Tuesday 8 April 2014

What is Web Scraping?

Web Scraping is a technique to extract large amount of data from websites. It is also know as Screen Scraping, Web Harvesting, Web Data Extraction etc.
Generally, to view data from third party websites, we use web browsers, for example we use our web browser to view data from yellow pages directories, social networking sites, real estate sites, contact databases, online shopping sites etc. But if you want to save the data from those websites in your hard disk, you find it very difficult and time killing because you can't download their databases and you have to do the data collection manually and it may takes hours and even days to complete.
So, to automate this process, Web Scraping is used. Instead of doing manual work, you may do your data collection work using the Web Scraping software within a fraction of the time.

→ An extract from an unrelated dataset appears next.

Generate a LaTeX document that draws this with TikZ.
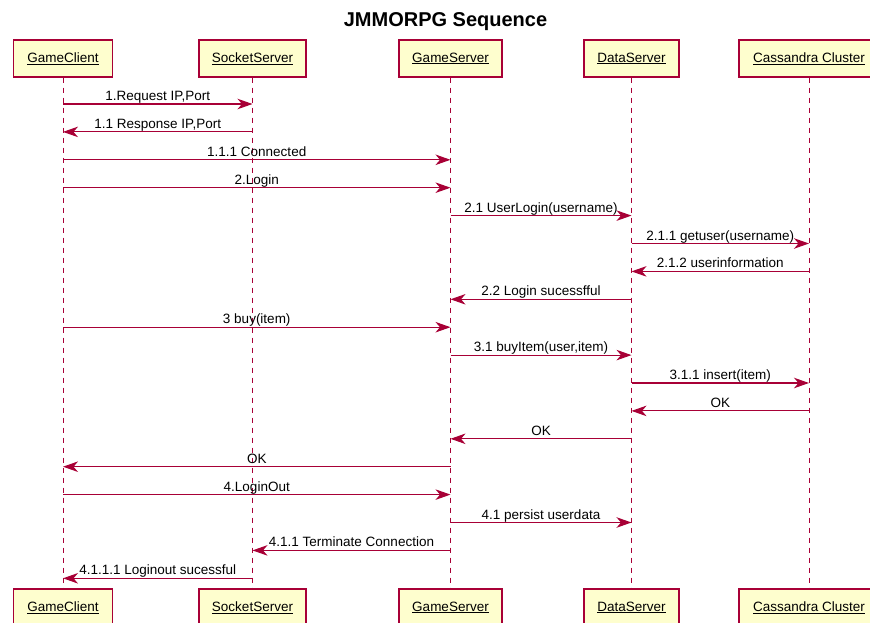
\documentclass[tikz,border=0pt]{standalone}
\usepackage{fontspec}
\setmainfont{Liberation Sans}
\usetikzlibrary{arrows.meta}
\definecolor{umlred}{HTML}{A80036}
\definecolor{umlfill}{HTML}{FEFECE}
\tikzset{
  actorbox/.style={draw=umlred, fill=umlfill, line width=1.3pt, minimum height=37pt,
    inner sep=0pt, font=\fontsize{13.5}{16}\selectfont},
  lifeline/.style={draw=umlred, line width=1pt, dash pattern=on 5pt off 5pt},
  msgline/.style={draw=umlred, line width=1.1pt,
    -{Stealth[length=15pt,width=10.5pt,inset=4.5pt]}},
  msglabel/.style={midway, anchor=base, yshift=3.5pt, inner sep=0pt,
    font=\fontsize{13.5}{16}\selectfont, text=black},
  titletext/.style={anchor=base, font=\bfseries\fontsize{20}{24}\selectfont},
}
% one message between two lifelines at height #3
\newcommand\seqmsg[4]{%
  \draw[msgline] (#1Top |- 0,#3) -- node[msglabel]{#4} (#2Top |- 0,#3);}

\begin{document}
\begin{tikzpicture}[x=1pt,y=-1pt]
\useasboundingbox (0,0) rectangle (870,623);
\fill[white] (0,0) rectangle (870,623);
\clip (0,0) rectangle (870,623);

\node[titletext] (title) at (445.5,27) {JMMORPG Sequence};

% participants (head and foot) with their lifelines
\foreach \id/\cx/\w/\name in {gc/63/99/GameClient, ss/252.5/107/SocketServer,
    gs/450.5/103/GameServer, ds/631.5/95/DataServer, cc/809/140/Cassandra Cluster} {
  \node[actorbox, minimum width=\w pt] (\id Top) at (\cx,58.5) {\underline{\name}};
  \node[actorbox, minimum width=\w pt] (\id Bot) at (\cx,607.5) {\underline{\name}};
  \draw[lifeline] (\id Top.south) -- (\id Bot.north);
}

% messages
\seqmsg{gc}{ss}{104}{1.Request IP,Port}
\seqmsg{ss}{gc}{131.9}{1.1 Response IP,Port}
\seqmsg{gc}{gs}{159.8}{1.1.1 Connected}
\seqmsg{gc}{gs}{187.7}{2.Login}
\seqmsg{gs}{ds}{215.6}{2.1 UserLogin(username)}
\seqmsg{ds}{cc}{243.5}{2.1.1 getuser(username)}
\seqmsg{cc}{ds}{271.4}{2.1.2 userinformation}
\seqmsg{ds}{gs}{299.3}{2.2 Login sucessfful}
\seqmsg{gc}{gs}{327.2}{3 buy(item)}
\seqmsg{gs}{ds}{355.1}{3.1 buyItem(user,item)}
\seqmsg{ds}{cc}{383}{3.1.1 insert(item)}
\seqmsg{cc}{ds}{410.9}{OK}
\seqmsg{ds}{gs}{438.8}{OK}
\seqmsg{gs}{gc}{466.7}{OK}
\seqmsg{gc}{gs}{494.6}{4.LoginOut}
\seqmsg{gs}{ds}{522.5}{4.1 persist userdata}
\seqmsg{gs}{ss}{550.4}{4.1.1 Terminate Connection}
\seqmsg{ss}{gc}{578.3}{4.1.1.1 Loginout sucessful}
\end{tikzpicture}
\end{document}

How Web Scraping Software Works?

Just like a human, Web Scraping software treats a website. It interacts with the websites in the same way as your web browser does. But instead of displaying the data served by the website on the screen, the Web Scraping software saves the required data from the webpage to a local database or file.
As mentioned in Wikipedia,
"Web scraping is closely related to web indexing, which indexes information on the web using a bot or web crawler and is a universal technique adopted by most search engines. In contrast, web scraping focuses more on the transformation of unstructured data on the web, typically in HTML format, into structured data that can be stored and analyzed in a central local database or spreadsheet. Web scraping is also related to web automation, which simulates human browsing using computer software. Uses of web scraping include online price comparison, contact scraping, weather data monitoring, website change detection, research, web mashup and web data integration."

Where Can I Get Web Scraping Software?

There are so many Web Scraping Software products available in the market, but some of the best ones are Web Harvy, Mozenda Web Scraping Software, WebHarvest, FMiner, Screen Scraper etc.